If you are one of those people who found it annoying that you have to take off your respirator mask just to unlock your iPhone using Face ID, you are not alone. Someone figured out a solution to this problem and it was not Apple. Face ID compatible respirator masks allow you to custom print your face on an N95 mask and unlock your iPhone safely, without taking it off.
Due to the Coronavirus outbreak around the world, people have been using masks often to stay safe. While it may not seem like a big deal in the context of the situation, using masks has made it a bit difficult to seamlessly use and unlock devices with facial recognition technology, specifically most iPhone models and the latest iPad Pro. Users can still fall back on the good old PIN code to unlock their device, but it is slower than biometric authentication.
If security is not a major concern, users can simply disable any sort of authentication to use their devices faster. However, Apple Pay does not work without a passcode so you're out of luck if you use the payment service.
Yours truly had raised the concern more than a week ago that Apple should release software updates to allow easier access to iPhone and iPad, while wearing masks. It would sacrifice security but considering the global situation, such an option would be useful.
Apple should release iOS and iPadOS updates so that Face ID will work with masks on. I would be happy to sacrifice a bit of security for my health.
— Imran Hussain (@imhassan) February 9, 2020
As it turned out, I was not the only one facing this issue.
Well, someone figured out a solution to unlocking Face ID devices with masks on. https://t.co/ksbGVP2fcg
— Imran Hussain (@imhassan) February 17, 2020
Facial ID Respirator Masks aims to fix this problem by creating custom printed N95 surgical masks with the customer's face on it. The website explains more about how the printing works:
After uploading your face, we use computational mapping to convert your facial features into an image printed onto the surface of N95 surgical masks without distortion. Our printer uses inks made of natural dyes. It's non-toxic and doesn't affect breathability. You can use your mask for everyday life as a barrier for airborne particle droplets.
The masks will be available for $40 a piece, which is far more expensive than the actual cost of an N95 mask. In case you think that these printed masks are an opportunity to make money out of people's misery, the company says that it does not intend to sell the masks while there is a global shortage:
We will not be making these while there's still a global mask shortage.

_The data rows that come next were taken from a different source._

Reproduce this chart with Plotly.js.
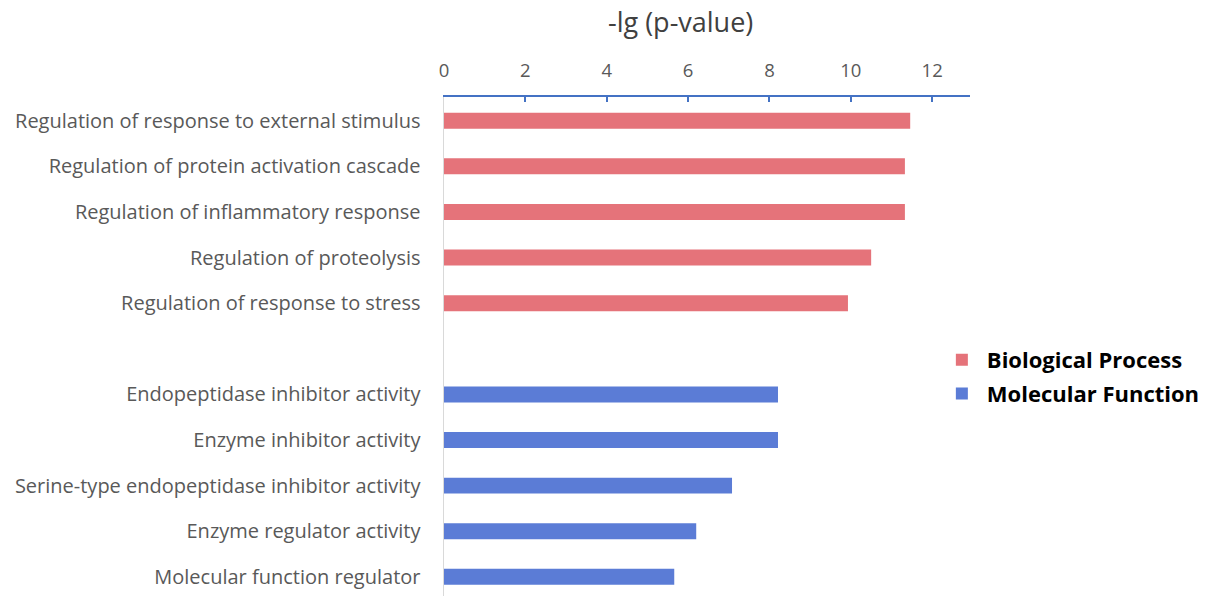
<!DOCTYPE html>
<html>
<head>
<meta charset="utf-8">
<script src="https://cdn.plot.ly/plotly-3.0.1.min.js"></script>
<style>html,body{margin:0;padding:0;background:#fff;}#chart{width:1222px;height:596px;}</style>
</head>
<body>
<div id="chart"></div>
<script>
const bioTerms = [
  "Regulation of response to external stimulus",
  "Regulation of protein activation cascade",
  "Regulation of inflammatory response",
  "Regulation of proteolysis",
  "Regulation of response to stress"
];
const bioValues = [11.46, 11.33, 11.33, 10.5, 9.93];
const mfTerms = [
  "Endopeptidase inhibitor activity",
  "Enzyme inhibitor activity",
  "Serine-type endopeptidase inhibitor activity",
  "Enzyme regulator activity",
  "Molecular function regulator"
];
const mfValues = [8.21, 8.21, 7.08, 6.2, 5.66];
const xTicks = [0, 2, 4, 6, 8, 10, 12];

// row positions: bio rows, one empty row, then MF rows
const bioPos = bioTerms.map((_, i) => i);
const mfPos = mfTerms.map((_, i) => bioTerms.length + 1 + i);

const font = "'Open Sans', sans-serif";

const traces = [
  {type: "bar", orientation: "h", name: "<b>Biological Process</b>", x: bioValues, y: bioPos,
   width: 0.35, marker: {color: "#E5737A"}, legendgroup: "a", hoverinfo: "x"},
  {type: "bar", orientation: "h", name: "<b>Molecular Function</b>", x: mfValues, y: mfPos,
   width: 0.35, marker: {color: "#5B7CD6"}, legendgroup: "b", hoverinfo: "x"}
];

const layout = {
  width: 1222, height: 596,
  margin: {l: 444, r: 252, t: 97, b: 0, pad: 0, autoexpand: false},
  paper_bgcolor: "#fff", plot_bgcolor: "#fff",
  barmode: "overlay",
  font: {family: font, color: "#595959", size: 17},
  title: {text: "-lg (p-value)", xref: "container", x: 0.557, xanchor: "center",
          yref: "container", y: 1 - 23/596, yanchor: "middle",
          font: {family: font, size: 27, color: "#404040"}},
  xaxis: {side: "top", range: [0, 12.93], tickvals: xTicks, ticktext: xTicks.map(String),
          showgrid: false, zeroline: false, showline: true, linecolor: "#4472C4", linewidth: 2,
          ticks: "inside", ticklen: 5, tickwidth: 2, tickcolor: "#4472C4",
          ticklabelstandoff: 11,
          tickfont: {family: font, size: 18.5, color: "#595959"}, fixedrange: true},
  yaxis: {range: [10.42, -0.52], tickvals: bioPos.concat(mfPos), ticktext: bioTerms.concat(mfTerms),
          showgrid: false, zeroline: false, showline: true, linecolor: "#D9D9D9", linewidth: 1.5,
          ticks: "", ticklabelstandoff: 18,
          tickfont: {family: font, size: 20, color: "#595959"}, fixedrange: true},
  showlegend: true,
  legend: {x: 0.937, xanchor: "left", y: 0.515, yanchor: "top", traceorder: "grouped",
           tracegroupgap: 2, bgcolor: "rgba(0,0,0,0)", itemwidth: 40,
           font: {family: font, size: 22, color: "#000"}},
};

Plotly.newPlot("chart", traces, layout, {displayModeBar: false, staticPlot: true});
</script>
</body>
</html>
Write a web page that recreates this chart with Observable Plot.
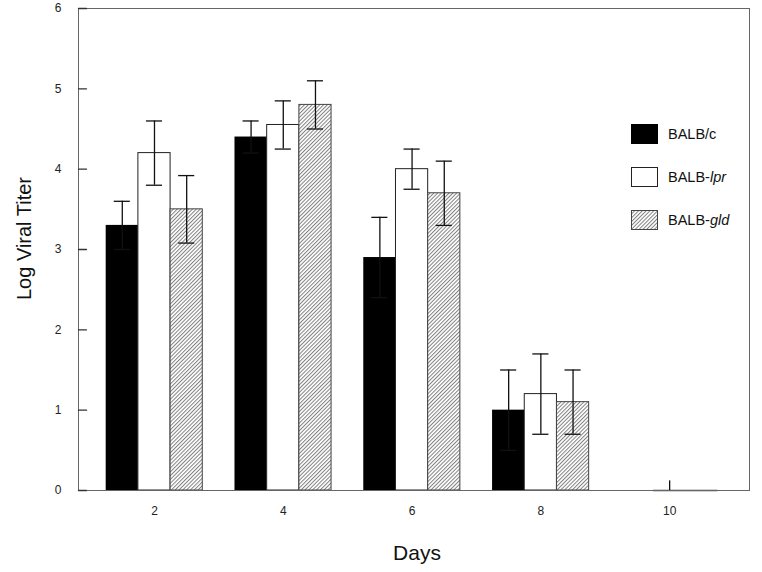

There's a waiting list for these masks and no launch date yet. There is no confirmation either whether these masks will actually work with Apple's Face ID or not, as the person behind the service has not shared any proof. They might work with Android's basic facial recognition, which works with just the front-camera on a smartphone. It is not easy to bypass facial recognition on smartphones like iPhone and Pixel, which use infrared and flood illumination, along with the front-camera.